— START DATA —
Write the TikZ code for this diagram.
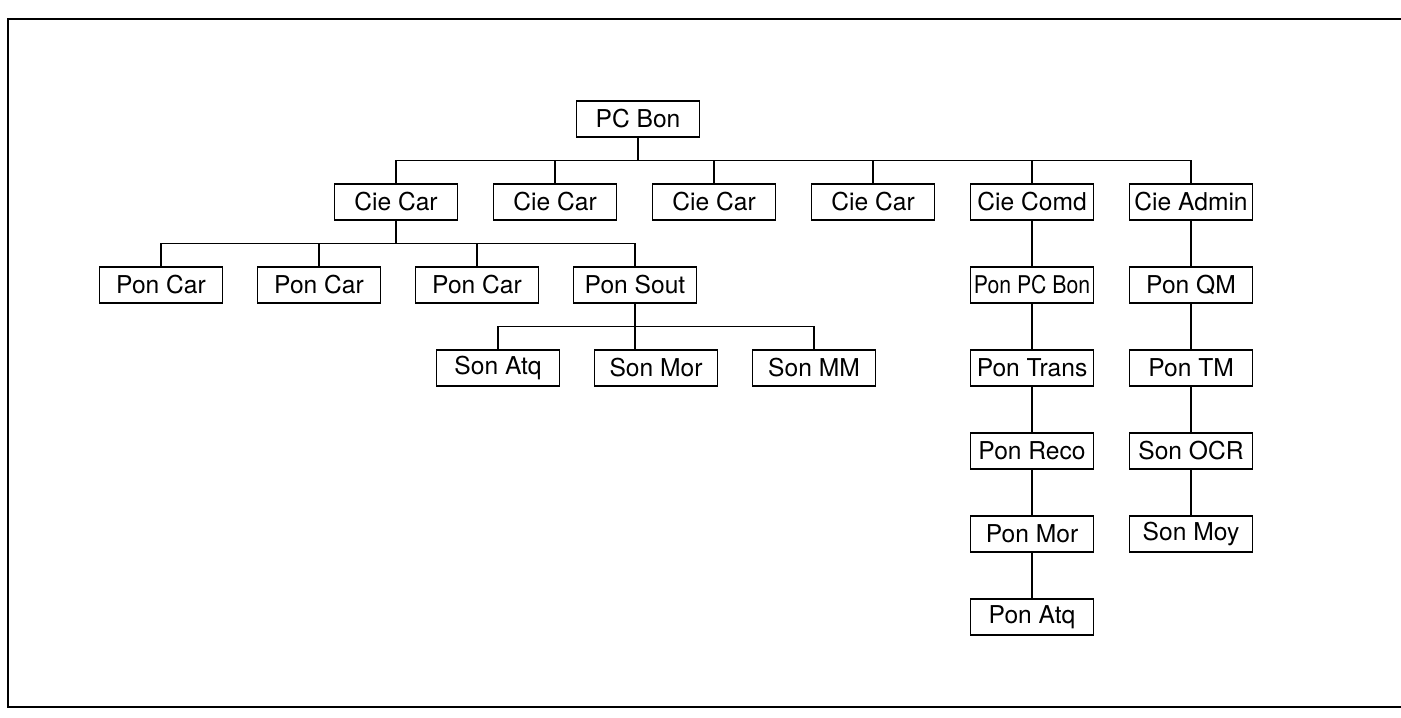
\documentclass[tikz,border=0pt]{standalone}
\usepackage{fontspec}
\setmainfont{TeX Gyre Heros}
\newfontfamily\narrowfont[FakeStretch=0.87]{TeX Gyre Heros}
\usetikzlibrary{positioning,calc}

\begin{document}
\begin{tikzpicture}[
  x=0.5pt,y=-0.5pt,
  unit/.style={rectangle,draw,line width=0.8pt,minimum width=61.5pt,minimum height=18pt,inner sep=1pt,font=\fontsize{12.3}{14}\selectfont},
  link/.style={line width=0.7pt,line cap=rect},
  node distance=22.7pt and 17.2pt
]
\useasboundingbox (0,0) rectangle (1401,717);
% frame, open on the right
\draw[line width=1.4pt] (1401,19) -- (8,19) -- (8,707) -- (1401,707);

% battalion and companies
\node[unit] (pcbon) at (638,119) {PC Bon};
\node[unit] (ciecar1) at (396,202) {Cie Car};
\node[unit,right=of ciecar1] (ciecar2) {Cie Car};
\node[unit,right=of ciecar2] (ciecar3) {Cie Car};
\node[unit,right=of ciecar3] (ciecar4) {Cie Car};
\node[unit,right=of ciecar4] (ciecomd) {Cie Comd};
\node[unit,right=of ciecomd] (cieadmin) {Cie Admin};

% platoons of the first company
\node[unit] (poncar1) at (161,285) {Pon Car};
\node[unit,right=16.7pt of poncar1] (poncar2) {Pon Car};
\node[unit,right=16.7pt of poncar2] (poncar3) {Pon Car};
\node[unit,right=16.7pt of poncar3] (ponsout) {Pon Sout};

% sections
\node[unit] (sonatq) at (498,368) {Son Atq};
\node[unit,right=16.7pt of sonatq] (sonmor) {Son Mor};
\node[unit,right=16.7pt of sonmor] (sonmm) {Son MM};

% command company
\node[unit,below=of ciecomd,font=\narrowfont\fontsize{12.2}{14}\selectfont] (ponpcbon) {Pon PC Bon};
\node[unit,below=of ponpcbon] (pontrans) {Pon Trans};
\node[unit,below=of pontrans] (ponreco) {Pon Reco};
\node[unit,below=of ponreco] (ponmor) {Pon Mor};
\node[unit,below=of ponmor] (ponatq) {Pon Atq};

% admin company
\node[unit,below=of cieadmin] (ponqm) {Pon QM};
\node[unit,below=of ponqm] (pontm) {Pon TM};
\node[unit,below=of pontm] (sonocr) {Son OCR};
\node[unit,below=of sonocr] (sonmoy) {Son Moy};

% buses
\coordinate (bustop) at ($(pcbon.south)!.5!(pcbon.south |- ciecar1.north)$);
\coordinate (buspon) at ($(ciecar1.south)!.5!(ciecar1.south |- poncar1.north)$);
\coordinate (busson) at ($(ponsout.south)!.5!(ponsout.south |- sonatq.north)$);

\draw[link] (pcbon.south) -- (pcbon.south |- bustop);
\draw[link] (ciecar1.north |- bustop) -- (cieadmin.north |- bustop);
\foreach \c in {ciecar1,ciecar2,ciecar3,ciecar4,ciecomd,cieadmin}
  \draw[link] (\c.north) -- (\c.north |- bustop);

\draw[link] (ciecar1.south) -- (ciecar1.south |- buspon);
\draw[link] (poncar1.north |- buspon) -- (ponsout.north |- buspon);
\foreach \c in {poncar1,poncar2,poncar3,ponsout}
  \draw[link] (\c.north) -- (\c.north |- buspon);

\draw[link] (ponsout.south) -- (ponsout.south |- sonmor.north);
\draw[link] (sonatq.north |- busson) -- (sonmm.north |- busson);
\foreach \c in {sonatq,sonmm}
  \draw[link] (\c.north) -- (\c.north |- busson);

% columns
\draw[link] (ciecomd) -- (ponpcbon);
\draw[link] (ponpcbon) -- (pontrans);
\draw[link] (pontrans) -- (ponreco);
\draw[link] (ponreco) -- (ponmor);
\draw[link] (ponmor) -- (ponatq);
\draw[link] (cieadmin) -- (ponqm);
\draw[link] (ponqm) -- (pontm);
\draw[link] (pontm) -- (sonocr);
\draw[link] (sonocr) -- (sonmoy);
\end{tikzpicture}
\end{document}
— END DATA —
** TASK INSTRUCTIONS **
In this exercise, set down all of the data exactly, without the pictures.

** FINAL RESULT **
Write the TikZ code for this diagram.
\documentclass[tikz,border=0pt]{standalone}
\usepackage{fontspec}
\setmainfont{TeX Gyre Heros}
\newfontfamily\narrowfont[FakeStretch=0.87]{TeX Gyre Heros}
\usetikzlibrary{positioning,calc}

\begin{document}
\begin{tikzpicture}[
  x=0.5pt,y=-0.5pt,
  unit/.style={rectangle,draw,line width=0.8pt,minimum width=61.5pt,minimum height=18pt,inner sep=1pt,font=\fontsize{12.3}{14}\selectfont},
  link/.style={line width=0.7pt,line cap=rect},
  node distance=22.7pt and 17.2pt
]
\useasboundingbox (0,0) rectangle (1401,717);
% frame, open on the right
\draw[line width=1.4pt] (1401,19) -- (8,19) -- (8,707) -- (1401,707);

% battalion and companies
\node[unit] (pcbon) at (638,119) {PC Bon};
\node[unit] (ciecar1) at (396,202) {Cie Car};
\node[unit,right=of ciecar1] (ciecar2) {Cie Car};
\node[unit,right=of ciecar2] (ciecar3) {Cie Car};
\node[unit,right=of ciecar3] (ciecar4) {Cie Car};
\node[unit,right=of ciecar4] (ciecomd) {Cie Comd};
\node[unit,right=of ciecomd] (cieadmin) {Cie Admin};

% platoons of the first company
\node[unit] (poncar1) at (161,285) {Pon Car};
\node[unit,right=16.7pt of poncar1] (poncar2) {Pon Car};
\node[unit,right=16.7pt of poncar2] (poncar3) {Pon Car};
\node[unit,right=16.7pt of poncar3] (ponsout) {Pon Sout};

% sections
\node[unit] (sonatq) at (498,368) {Son Atq};
\node[unit,right=16.7pt of sonatq] (sonmor) {Son Mor};
\node[unit,right=16.7pt of sonmor] (sonmm) {Son MM};

% command company
\node[unit,below=of ciecomd,font=\narrowfont\fontsize{12.2}{14}\selectfont] (ponpcbon) {Pon PC Bon};
\node[unit,below=of ponpcbon] (pontrans) {Pon Trans};
\node[unit,below=of pontrans] (ponreco) {Pon Reco};
\node[unit,below=of ponreco] (ponmor) {Pon Mor};
\node[unit,below=of ponmor] (ponatq) {Pon Atq};

% admin company
\node[unit,below=of cieadmin] (ponqm) {Pon QM};
\node[unit,below=of ponqm] (pontm) {Pon TM};
\node[unit,below=of pontm] (sonocr) {Son OCR};
\node[unit,below=of sonocr] (sonmoy) {Son Moy};

% buses
\coordinate (bustop) at ($(pcbon.south)!.5!(pcbon.south |- ciecar1.north)$);
\coordinate (buspon) at ($(ciecar1.south)!.5!(ciecar1.south |- poncar1.north)$);
\coordinate (busson) at ($(ponsout.south)!.5!(ponsout.south |- sonatq.north)$);

\draw[link] (pcbon.south) -- (pcbon.south |- bustop);
\draw[link] (ciecar1.north |- bustop) -- (cieadmin.north |- bustop);
\foreach \c in {ciecar1,ciecar2,ciecar3,ciecar4,ciecomd,cieadmin}
  \draw[link] (\c.north) -- (\c.north |- bustop);

\draw[link] (ciecar1.south) -- (ciecar1.south |- buspon);
\draw[link] (poncar1.north |- buspon) -- (ponsout.north |- buspon);
\foreach \c in {poncar1,poncar2,poncar3,ponsout}
  \draw[link] (\c.north) -- (\c.north |- buspon);

\draw[link] (ponsout.south) -- (ponsout.south |- sonmor.north);
\draw[link] (sonatq.north |- busson) -- (sonmm.north |- busson);
\foreach \c in {sonatq,sonmm}
  \draw[link] (\c.north) -- (\c.north |- busson);

% columns
\draw[link] (ciecomd) -- (ponpcbon);
\draw[link] (ponpcbon) -- (pontrans);
\draw[link] (pontrans) -- (ponreco);
\draw[link] (ponreco) -- (ponmor);
\draw[link] (ponmor) -- (ponatq);
\draw[link] (cieadmin) -- (ponqm);
\draw[link] (ponqm) -- (pontm);
\draw[link] (pontm) -- (sonocr);
\draw[link] (sonocr) -- (sonmoy);
\end{tikzpicture}
\end{document}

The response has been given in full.